Hi, my name is Martie and I’m a cuticle picker and nibbler.
Since at least early high school and maybe before, I have been a cuticle picker. This means this is a habit I’ve had for at least 20 years. I have made a few changes that have helped, most notably keeping neodymium magnets on me and using them to keep my hands busy. But these keep getting so dirty (people are curious when i’m playing with them and ask to try them, and then of course they drop them and this means they pick up anything remotely magnetic on the sidewalk, in the street, etc. (I wouldn’t have thought people were so butterfinger-y without this, but people constantly drop my magnets!)
People who are not skin pickers and biters will NOT get this at all, but the truth is, there is something supremely satisfying about getting a “good bit” and being able to pull it out and then nibble it. I have not been able to find anything as uniquely satisfying. Sometimes there’s a special “crunch” that it gives that I haven’t been able to replicate!
Anyway, I am trying to more actively stop picking. I got a manicure for a wedding last month, and when that happened, I wasn’t biting. But now that the polish is growing out, my biting is back to being full on. I have tried twice to take it off, but since I got a gel manicure to try to make it last, it’s still lasting. And part of the reason I’m hesitating to go get it taken off and redone is that i KNOW they’re going to give me shit for the way my fingers look.

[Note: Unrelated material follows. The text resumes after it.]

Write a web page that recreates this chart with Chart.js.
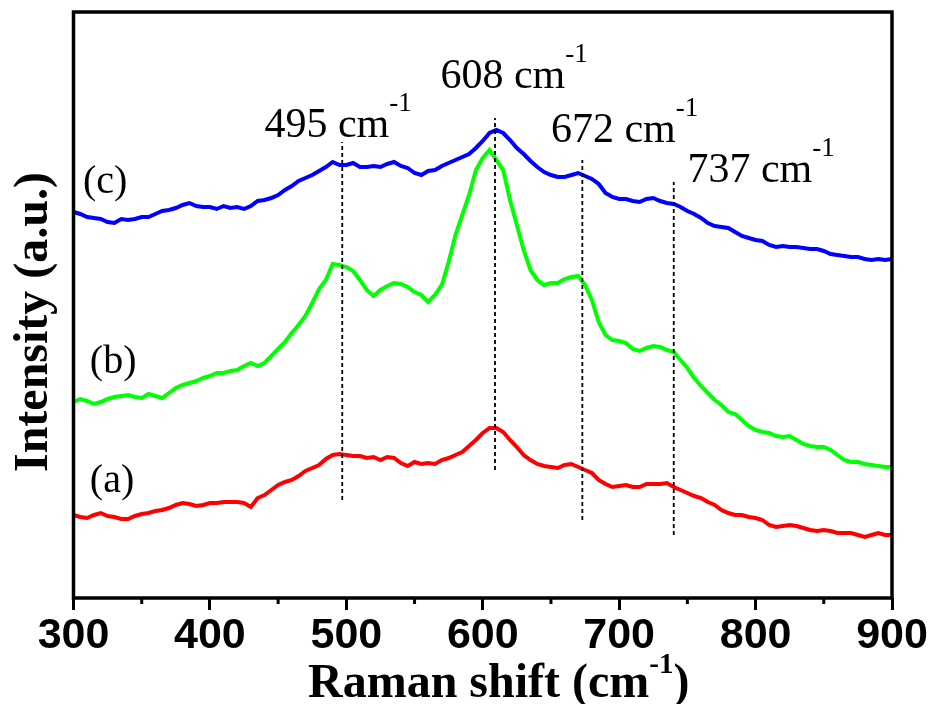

The crazy part, for me at least, is that I know these people are trying to help me. I also don’t really care much (OK, at all) about other people’s judgements. But even with these, I do not feel comfortable going in tomorrow to have this polish taken off and starting fresh with a manicure.
I took photos today to show where I am. Let’s take a look! You are either going to be completely grossed out because you can’t understand how anyone could do that to themself, OR you’re going to feel extremely relieved that you’re not the only one dealing with this (You’re not! I promise!).
My choice to go public with this was based in accountability. If y’all know I’m trying to do something, I’m more likely to do it so I can let you know. BUT now that I’m actually writing, I’m feeling more of a need to show fellow pickers that there are more of us out there, and most of us probably want to stop but aren’t doing it.
I want to stop, and I’m trying to do it. (One thing about me is that I don’t believe my self-worth is determined by my success at these ventures. So if I don’t succeed now, I’m not necessarily a failure, I just have to find a way that works for me).